Downtown Vancouver is a truly beautiful place, built on a peninsula jutting between the natural harbor and Burrard Inlet, which leads to the calm waters of the Inner Passage, the channel separating mainland Canada from Vancouver Island. The tip of this peninsula is a 1000 acre green space: Stanley Park. So this begs the question, just who is this wonderful place named for, and why?
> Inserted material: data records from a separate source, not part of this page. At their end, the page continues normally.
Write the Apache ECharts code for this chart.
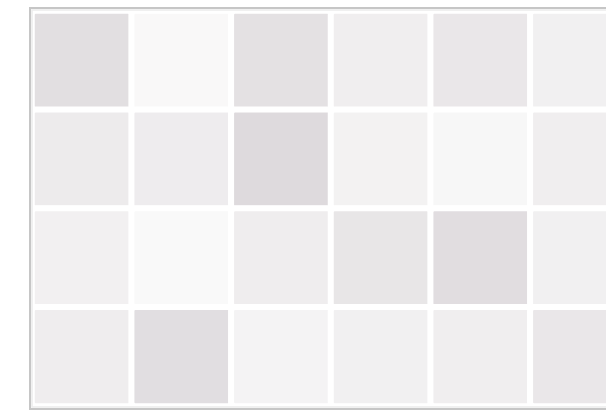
<!DOCTYPE html>
<html>
<head>
<meta charset="utf-8">
<script src="https://cdn.jsdelivr.net/npm/echarts@6/dist/echarts.min.js"></script>
<style>
html,body{margin:0;padding:0;overflow:hidden;background:#fff;width:606px;height:414px;}
#main{width:640px;height:414px;}
</style>
</head>
<body>
<div id="main"></div>
<script>
const xCategories = ['C1','C2','C3','C4','C5','C6'];
const yCategories = ['R1','R2','R3','R4'];
const row1 = [80, 5, 75, 35, 55, 30];
const row2 = [45, 40, 95, 25, 10, 35];
const row3 = [28, 3, 38, 60, 85, 30];
const row4 = [38, 82, 20, 30, 35, 55];
const rows = [row1, row2, row3, row4];

const data = [];
rows.forEach((r, yi) => {
  r.forEach((v, xi) => {
    data.push([xi, yCategories.length - 1 - yi, v]);
  });
});

const chart = echarts.init(document.getElementById('main'), null, {renderer: 'canvas'});
chart.setOption({
  animation: false,
  backgroundColor: '#ffffff',
  grid: {
    left: 32, top: 11, right: 10, bottom: 8,
    show: false
  },
  xAxis: {type: 'category', data: xCategories, show: false},
  yAxis: {type: 'category', data: yCategories.slice().reverse(), show: false},
  visualMap: {
    show: false, min: 0, max: 100,
    inRange: {color: ['#fafafa', '#dcd8db']}
  },
  graphic: [{
    type: 'rect', z: 100, silent: true,
    shape: {x: 30, y: 8, width: 700, height: 401},
    style: {fill: 'none', stroke: '#c6c6c6', lineWidth: 2}
  }, {
    type: 'rect', z: 99, silent: true,
    shape: {x: 32, y: 10, width: 700, height: 397},
    style: {fill: 'none', stroke: '#ececec', lineWidth: 1.5}
  }],
  series: [{
    type: 'heatmap',
    data: data,
    itemStyle: {borderColor: '#ffffff', borderWidth: 6, borderRadius: 4},
    emphasis: {disabled: true}
  }]
});
</script>
</body>
</html>
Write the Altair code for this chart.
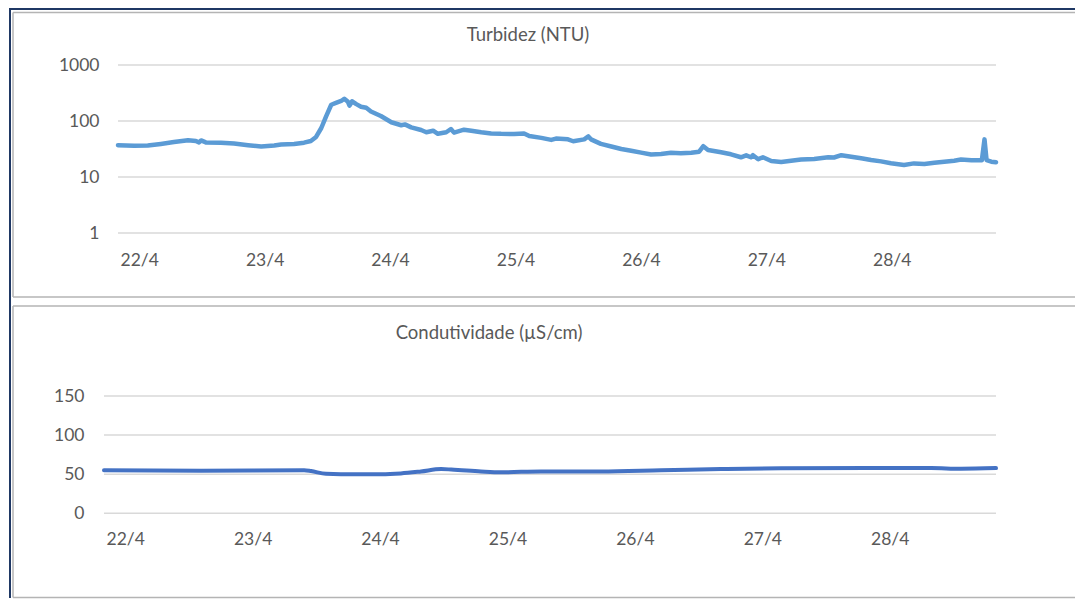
import altair as alt
import pandas as pd

# ---------------- data ----------------
DAY_LABELS = ["22/4", "23/4", "24/4", "25/4", "26/4", "27/4", "28/4"]
DAY_TICKS_H = [0, 24, 48, 72, 96, 120, 144]

TURB_HOURS = [0, 3.1, 5.7, 8.2, 10.7, 13.4, 14.9, 15.5, 15.9, 16.8, 19.7, 22.2,
              24.9, 27.4, 29.9, 31.2, 33.7, 35.6, 36.9, 37.9, 38.9, 39.8, 40.8,
              41.7, 42.7, 43.3, 44.0, 44.3, 44.8, 45.6, 46.5, 47.5, 48.4, 50.3,
              52.3, 54.2, 54.9, 56.1, 58.0, 59.0, 60.3, 61.2, 62.8, 63.7, 64.3,
              66.2, 67.6, 69.5, 71.4, 73.3, 75.8, 77.7, 78.7, 81.0, 82.9, 83.8,
              86.1, 87.1, 89.2, 90.0, 90.5, 92.4, 94.4, 96.3, 98.2, 100.1, 102.0,
              103.9, 105.8, 107.7, 109.7, 111.2, 112.0, 112.9, 115.4, 117.3,
              119.2, 120.2, 121.1, 121.5, 122.5, 123.4, 125.0, 126.9, 128.8,
              130.7, 133.2, 135.9, 137.0, 138.4, 140.3, 142.2, 144.1, 146.0,
              147.9, 150.4, 152.3, 154.3, 156.2, 158.1, 160.0, 161.3, 163.3,
              165.3, 165.8, 166.2, 167.1, 168.0]
TURB_VALUES = [37, 36, 36.5, 39, 42, 45.5, 44, 41.5, 45, 41.5, 41, 39.5,
               37, 35, 36.5, 38, 39, 41, 44, 52, 75, 120, 195,
               210, 228, 250, 220, 188, 225, 200, 180, 172, 148, 123,
               95, 84, 87, 77, 69, 63, 67, 59, 63, 72, 62,
               70, 67, 63, 60, 59, 58.5, 60, 54, 50, 46, 48.5,
               47, 43.5, 47, 53, 47, 39, 35, 31.6, 29.5, 27.2, 25.2,
               25.7, 27, 26.5, 27.2, 28.3, 35.5, 30.4, 27.6, 25.4,
               22.5, 24.4, 22.5, 24.5, 20.8, 22.5, 19.3, 18.5, 19.5,
               20.5, 21, 22.5, 22.3, 24.5, 23, 21.6, 20.1, 19,
               17.6, 16.4, 17.5, 17.1, 18, 18.8, 19.5, 20.5, 20,
               20, 47, 20, 18.8, 18.3]
TURB_TICKS = [1, 10, 100, 1000]

COND_HOURS = [0, 18.3, 37.7, 39.0, 41.8, 44.6, 52.2, 55.9, 59.7, 63.5, 65.4,
              71.0, 74.8, 82.3, 93.6, 104.9, 116.2, 127.5, 144.5, 155.8,
              161.4, 168.0]
COND_VALUES = [55, 54.5, 55, 54, 50.5, 50, 50, 51, 53.5, 56.5, 56,
               53.5, 52.5, 53.5, 53.5, 55, 56.5, 57.5, 57.8, 57.8,
               57, 57.8]
COND_TICKS = [0, 50, 100, 150]

# ---------------- style ----------------
FONT = "Lato"
TXT = "#595959"
GRID = "#D9D9D9"
PANEL = "#B4B4B4"
NAVY = "#1F3864"
FS = 17.5
TFS = 18.5

turb = pd.DataFrame({"h": TURB_HOURS, "v": TURB_VALUES})
cond = pd.DataFrame({"h": COND_HOURS, "v": COND_VALUES})
tgrid = pd.DataFrame({"v": TURB_TICKS})
cgrid = pd.DataFrame({"v": COND_TICKS})
one = pd.DataFrame({"k": [0]})

label_expr = "[" + ",".join("'%s'" % d for d in DAY_LABELS) + "][round(datum.value / 24)]"


def x_axis(pad):
    return alt.Axis(values=DAY_TICKS_H, labelExpr=label_expr, grid=False, domain=False,
                    ticks=False, tickSize=0, labelAlign="left", labelOffset=2,
                    labelBaseline="middle", labelPadding=pad, labelFont=FONT,
                    labelFontSize=FS, labelColor=TXT, title=None)


def y_axis(values, pad):
    return alt.Axis(values=values, grid=False, domain=False, ticks=False, tickSize=0,
                    labelPadding=pad, labelFont=FONT, labelFontSize=FS,
                    labelColor=TXT, title=None, format="d")


def hrule(x, x2, y, color, w):
    return alt.Chart(one).mark_rule(color=color, strokeWidth=w).encode(
        x=alt.value(x), x2=alt.value(x2), y=alt.value(y))


def vrule(x, y, y2, color, w):
    return alt.Chart(one).mark_rule(color=color, strokeWidth=w).encode(
        x=alt.value(x), y=alt.value(y), y2=alt.value(y2))


def title_text(txt, x, y):
    return alt.Chart(one).mark_text(text=txt, font=FONT, fontSize=TFS, color=TXT,
                                    align="center", baseline="middle").encode(
        x=alt.value(x), y=alt.value(y))


W = 892
H1 = 168
H2 = 117.3

# ---------------- top panel: turbidity (log) ----------------
ty = alt.Scale(type="log", domain=[1, 1000])
tx = alt.Scale(domain=[0, 168], range=[14, W])
t_yaxis = y_axis(TURB_TICKS, 5)

t_grid = alt.Chart(tgrid).mark_rule(color=GRID, strokeWidth=1.5).encode(
    y=alt.Y("v:Q", scale=ty, axis=t_yaxis),
    x=alt.value(14), x2=alt.value(W))
t_line = alt.Chart(turb).mark_line(color="#5B9BD5", strokeWidth=4.5,
                                   strokeJoin="round", strokeCap="round").encode(
    x=alt.X("h:Q", scale=tx, axis=x_axis(27)),
    y=alt.Y("v:Q", scale=ty, axis=t_yaxis))

top = alt.layer(
    vrule(-94, -56, 533, NAVY, 2),
    hrule(-95, 971, -56, NAVY, 2),
    vrule(-91, -52.5, 232, PANEL, 1.5),
    hrule(-91, 971, -52.5, PANEL, 1.5),
    hrule(-91, 971, 232, PANEL, 1.5),
    title_text("Turbidez (NTU)", 424, -30),
    t_grid, t_line,
).properties(width=W, height=H1)

# ---------------- bottom panel: conductivity ----------------
cy = alt.Scale(domain=[0, 150])
cx = alt.Scale(domain=[0, 168])
c_yaxis = y_axis(COND_TICKS, 20)

c_grid = alt.Chart(cgrid).mark_rule(color=GRID, strokeWidth=1.5).encode(
    y=alt.Y("v:Q", scale=cy, axis=c_yaxis),
    x=alt.value(0), x2=alt.value(W))
c_line = alt.Chart(cond).mark_line(color="#4472C4", strokeWidth=4, interpolate="monotone",
                                   strokeJoin="round", strokeCap="round").encode(
    x=alt.X("h:Q", scale=cx, axis=x_axis(26.4)),
    y=alt.Y("v:Q", scale=cy, axis=c_yaxis))

bottom = alt.layer(
    vrule(-94, -100, 202, NAVY, 2),
    vrule(-91, -90, 201.5, PANEL, 1.5),
    hrule(-91, 971, -90, PANEL, 1.5),
    hrule(-91, 971, 201.5, PANEL, 1.5),
    title_text("Condutividade (µS/cm)", 385, -63),
    c_grid, c_line,
).properties(width=W, height=H2)

chart = alt.vconcat(top, bottom, spacing=163, bounds="flush").properties(
    padding=0, background="white"
).configure_view(strokeWidth=0, stroke=None)

chart.save("out.html", embed_options={"renderer": "svg", "actions": False})
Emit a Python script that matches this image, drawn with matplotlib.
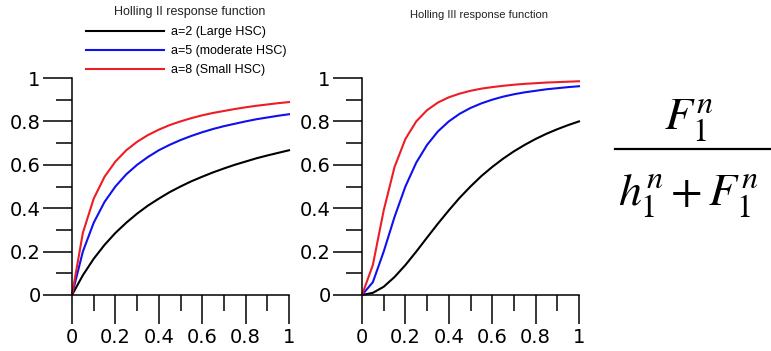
import numpy as np
import matplotlib.pyplot as plt
from matplotlib.lines import Line2D

# values (x step 0.05)
x = [0, 0.05, 0.1, 0.15, 0.2, 0.25, 0.3, 0.35, 0.4, 0.45, 0.5,
     0.55, 0.6, 0.65, 0.7, 0.75, 0.8, 0.85, 0.9, 0.95, 1.0]

# Holling II
h2_a2 = [0, 0.091, 0.167, 0.231, 0.286, 0.333, 0.375, 0.412, 0.444, 0.474, 0.5,
         0.524, 0.545, 0.565, 0.583, 0.6, 0.615, 0.630, 0.643, 0.655, 0.667]
h2_a5 = [0, 0.2, 0.333, 0.429, 0.5, 0.556, 0.6, 0.636, 0.667, 0.692, 0.714,
         0.733, 0.75, 0.765, 0.778, 0.789, 0.8, 0.81, 0.818, 0.826, 0.833]
h2_a8 = [0, 0.286, 0.444, 0.545, 0.615, 0.667, 0.706, 0.737, 0.762, 0.783, 0.8,
         0.815, 0.828, 0.839, 0.848, 0.857, 0.865, 0.872, 0.878, 0.884, 0.889]

# Holling III
h3_a2 = [0, 0.01, 0.038, 0.083, 0.138, 0.2, 0.265, 0.329, 0.39, 0.448, 0.5,
         0.548, 0.59, 0.628, 0.662, 0.692, 0.719, 0.743, 0.764, 0.783, 0.8]
h3_a5 = [0, 0.059, 0.2, 0.36, 0.5, 0.61, 0.692, 0.754, 0.8, 0.835, 0.862,
         0.883, 0.9, 0.914, 0.925, 0.934, 0.941, 0.948, 0.953, 0.958, 0.962]
h3_a8 = [0, 0.138, 0.39, 0.59, 0.719, 0.8, 0.852, 0.887, 0.911, 0.928, 0.941,
         0.951, 0.958, 0.964, 0.969, 0.973, 0.976, 0.979, 0.981, 0.983, 0.985]

labels = ['a=2 (Large HSC)', 'a=5 (moderate HSC)', 'a=8 (Small HSC)']
colors = ['black', '#1010ee', '#ee1c24']
ticks = [0, 0.2, 0.4, 0.6, 0.8, 1]
tick_labels = ['0', '0.2', '0.4', '0.6', '0.8', '1']

W, H = 771, 351
fig = plt.figure(figsize=(W / 100, H / 100), dpi=100)

def make_axes(x0):
    ax = fig.add_axes([x0 / W, 1 - 295 / H, 217 / W, 217 / H])
    ax.set_xlim(0, 1)
    ax.set_ylim(0, 1)
    for s in ['top', 'right']:
        ax.spines[s].set_visible(False)
    for s in ['left', 'bottom']:
        ax.spines[s].set_linewidth(1.1)
    ax.set_xticks(ticks)
    ax.set_xticklabels(tick_labels)
    ax.set_yticks(ticks)
    ax.set_yticklabels(tick_labels)
    ax.set_xticks([0.1, 0.3, 0.5, 0.7, 0.9], minor=True)
    ax.set_yticks([0.1, 0.3, 0.5, 0.7, 0.9], minor=True)
    ax.tick_params(which='major', length=21, width=1.1, direction='out')
    ax.tick_params(which='minor', length=11.5, width=1.1, direction='out')
    ax.tick_params(axis='y', which='major', pad=1.5)
    ax.tick_params(axis='x', which='major', pad=2.5)
    for lab in ax.get_xticklabels() + ax.get_yticklabels():
        lab.set_fontfamily('DejaVu Sans')
        lab.set_fontsize(14)
    return ax

ax1 = make_axes(72)
ax2 = make_axes(362)

lines = []
for ys, c, lab in zip([h2_a2, h2_a5, h2_a8], colors, labels):
    l, = ax1.plot(x, ys, color=c, lw=1.5, label=lab, clip_on=False)
    lines.append(l)
for ys, c in zip([h3_a2, h3_a5, h3_a8], colors):
    ax2.plot(x, ys, color=c, lw=1.5, clip_on=False)

fig.text(190 / W, 1 - 12 / H, 'Holling II response function', ha='center', va='center',
         fontsize=9, family='Liberation Sans', color='#222222')
fig.text(479 / W, 1 - 15 / H, 'Holling III response function', ha='center', va='center',
         fontsize=8, family='Liberation Sans', color='#222222')

leg = fig.legend(handles=lines, loc='upper left', bbox_to_anchor=(80 / W, 1 - 20 / H),
                 frameon=False, borderpad=0, handlelength=6.2, handletextpad=0.6,
                 labelspacing=0.55, prop={'family': 'Liberation Sans', 'size': 9})

# formula
plt.rcParams['mathtext.fontset'] = 'stix'
fig.text(689 / W, 1 - 130 / H, r'$F_1^n$', ha='center', va='baseline', fontsize=33)
fig.add_artist(Line2D([615 / W, 770 / W], [1 - 149 / H, 1 - 149 / H], color='black', lw=1.6))
fig.text(688 / W, 1 - 205 / H, r'$h_1^n+F_1^n$', ha='center', va='baseline', fontsize=33)

fig.savefig('out.png', dpi=100)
A pathway through Stanley Park

Frederick Stanley was the 16th Earl of Derby, and the sixth Governor General of Canada, from 1888 to 1893. Son of British Prime Minister Edward Smith-Stanley, Frederick Stanley was born in London in 1841. After a brief stint in the army, he moved into politics, holding a variety of positions before his appointment as Governor General. His time in Canada was best known for three things: widely traveling the western parts of the country and meeting with tribes of the First Nations, reaffirming the political non-partisanship of the Govern General position over a suit other provinces filed against Quebec in relation to a payout to the Jesuits, and presenting Canada with the Stanley Cup in 1892 (it was originally about 7 inches high compared to the 36 inches it is today).

Now, do any of these things directly warrant Stanley Park being named after Lord Stanley? While hockey fans would certainly argue yes, the only real reason the park is named after him is that he was there for its dedication in 1889 as part of a trip to the Canadian west. To reinforce this, the only statue of Lord Stanley in the Park was erected in 1960.

So armed with this important knowledge, let’s explore Stanley Park!

The Vancouver sea wall through Stanley Park

For most Vancouverites, a trip to Stanley Park means one thing: the sea wall. While there is a sea wall around most of the harbor, the portion of the Vancouver sea wall in Stanley Park is incredibly scenic, with paths for walking and jogging, biking, and roller skating/blading working their way all around the waterfront perimeter of the Park. This is immensely popular for locals and tourists alike, and can be very crowded, although never so much as to impede too greatly on the ambience.

The sea wall walk also offers the best views of downtown Vancouver, looking directly across the harbor at the glistening glass skyline. During my recent trip, smoke from nearby fires made it seem hazy, so while still lovely, I’ve also included an amazing overhead view courtesy of Tourism Vancouver, showing what this section of the Park and city normally looks like.

The Vancouver skyline from Stanley Park, obscured by smoke.

Thank you to Tourism Vancouver for this image of what the area normally looks like!

Not in the mood to stroll the sea wall? Stanley Park has plenty of other things to attract tourists. The Vancouver Aquarium is located here, as well as some gardens and other attractions. Check out some of the public art, located all around.

This is Girl in a Wetsuit

Or visit the totem poles representing the different local tribes of the First Nations.

These totem poles are one of the most popular attractions in Stanley Park

You can even just relax and watch local wildlife. I saw herons, seals, and a huge flock of Canadian geese!

Iconic and loud!

While it has virtually no connection to a man who isn’t himself all that noteworthy outside of his name-bearing Cup, Stanley Park is a wonderful place to explore on your trip to Vancouver. Just be prepared to walk… a lot!

7 thoughts on “Who is Lord Stanley and Why Does He Have a Park?

  1. The history is fascinating and beauty inspired. Plus those Canadian geese make me laugh, because we’ve seen so many of them here in New Jersey over the years. Resilient, flexible and tenacious; the pigeons or crowds of the big bird world. Love ’em. Tweeted for you.